Saturday, October 31, 2009
All Saints Day - November 1
All Saints' Day (officially the Solemnity of All Saints and also called All Hallows or Hallowmas), often shortened to All Saints, is a solemnity celebrated on 1 November in Western Christianity, and on the first Sunday after Pentecost in Eastern Christianity in honor of all the saints, known and unknown.
In terms of Western Christian theology, the day commemorates all those who have attained the beatific vision in Heaven. Specifically, in the Catholic Church, the next day, All Souls' Day, commemorates the departed faithful who have not yet been purified and reached heaven.
In the Catholic Church All Saints Day is a Holy Day of Obligation, meaning going to Mass on the date is required (unless one is ill or elderly).
In the East
Among Eastern Orthodox and Eastern Catholics of the Byzantine Tradition, All Saints' Sunday (Greek: Αγίων Πάντων, Agiōn Pantōn), follows the tradition of commemorating all saints collectively on the first Sunday after Pentecost.
The feast of All Saints achieved great prominence in the ninth century, in the reign of the Byzantine Emperor, Leo VI "the Wise" (886–911). His wife, Empress Theophano—commemorated on December 16—lived a devout life. After her death, her husband built a church, intending to dedicate it to her. When he was forbidden to do so, he decided to dedicate it to "All Saints," so that if his wife were in fact one of the righteous, she would also be honored whenever the feast was celebrated. According to tradition, it was Leo who expanded the feast from a commemoration of All Martyrs to a general commemoration of All Saints, whether martyrs or not.

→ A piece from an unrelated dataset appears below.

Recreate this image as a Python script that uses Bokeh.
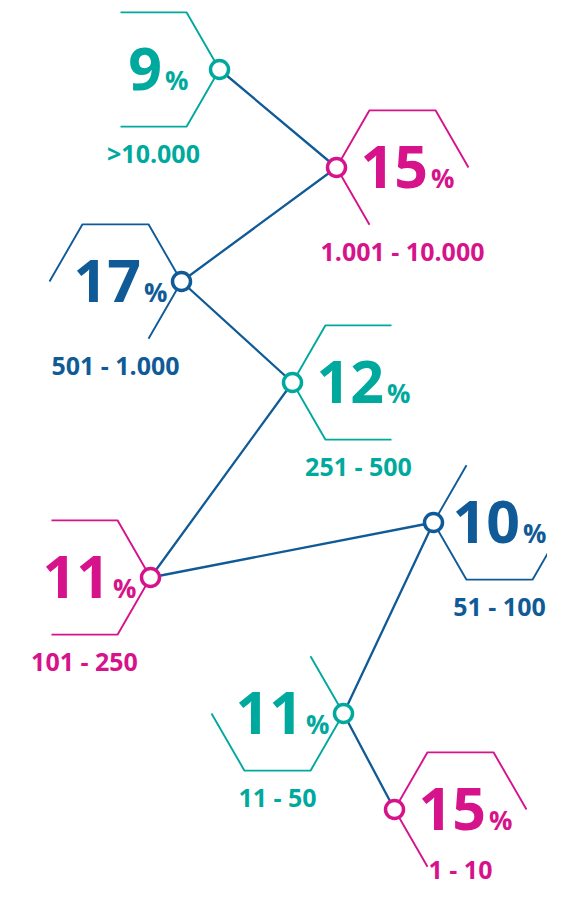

This Sunday marks the close of the Paschal season. To the normal Sunday services are added special scriptural readings and hymns to all the saints (known and unknown) from the Pentecostarion.
The Sunday following All Saints Sunday—the second Sunday after Pentecost—is set aside as a commemoration of all locally venerated saints, such as "All Saints of America", "All Saints of Mount Athos", etc. The third Sunday after Pentecost may be observed for even more localized saints, such as "All Saints of St. Petersburg", or for saints of a particular type, such as "New Martyrs of the Turkish Yoke."
In addition to the Sundays mentioned above, Saturdays throughout the year are days for general commemoration of all saints, and special hymns to all saints are chanted from the Octoechos.
In the West
The Western Christian holiday of All Saints Day falls on November 1, followed by All Souls' Day on November 2, and is a Holy Day of Obligation in the Latin Rite of the Catholic Church.
The origin of the festival of All Saints as celebrated in the West dates to May 13, 609 or 610, when Pope Boniface IV consecrated the Pantheon at Rome to the Blessed Virgin and all the martyrs; the feast of the dedicatio Sanctae Mariae ad Martyres has been celebrated at Rome ever since. The chosen day, May 13, was a pagan observation of great antiquity, the culmination of three days of the Feast of the Lemures, in which the malevolent and restless spirits of the dead were propitiated. Liturgiologists of the Middle Ages based the idea that this Lemuria festival was the origin of that of All Saints on their identical dates and on the similar theme of "all the dead".
The feast of All Saints, on its current date, is traced to the foundation by Pope Gregory III (731–741) of an oratory in St. Peter's for the relics "of the holy apostles and of all saints, martyrs and confessors, of all the just made perfect who are at rest throughout the world", with the day moved to November 1.
A November festival of all the saints was already widely celebrated on November 1 in the days of Charlemagne. It was made a day of obligation throughout the Frankish empire in 835, by a decree of Louis the Pious, issued "at the instance of Pope Gregory IV and with the assent of all the bishops", which confirmed its celebration on November 1. The octave was added by Pope Sixtus IV (1471—1484).
The festival was retained after the Reformation in the calendar of the Anglican Church and in many Lutheran churches. In the Lutheran churches, such as the Church of Sweden, it assumes a role of general commemoration of the dead. In the Swedish calendar, the observance takes place on the Saturday between October 31 and November 6. In many Lutheran Churches, it is moved to the first Sunday of November. It is also celebrated by other Protestants of the English tradition, such as the United Church of Canada, the Methodist churches, and the Wesleyan Church.
In the United Methodist Church, All Saints' Day is on the first Sunday in November. It is held, not only to remember Saints, but also to remember all those that have died that were members of the local church congregation. In some congregations, a candle is lit by the Acolyte as each person's name is called out by the clergy. Prayers and responsive readings may accompany the event. Often, the names of those who have died in the past year are afixed to a memorial plaque.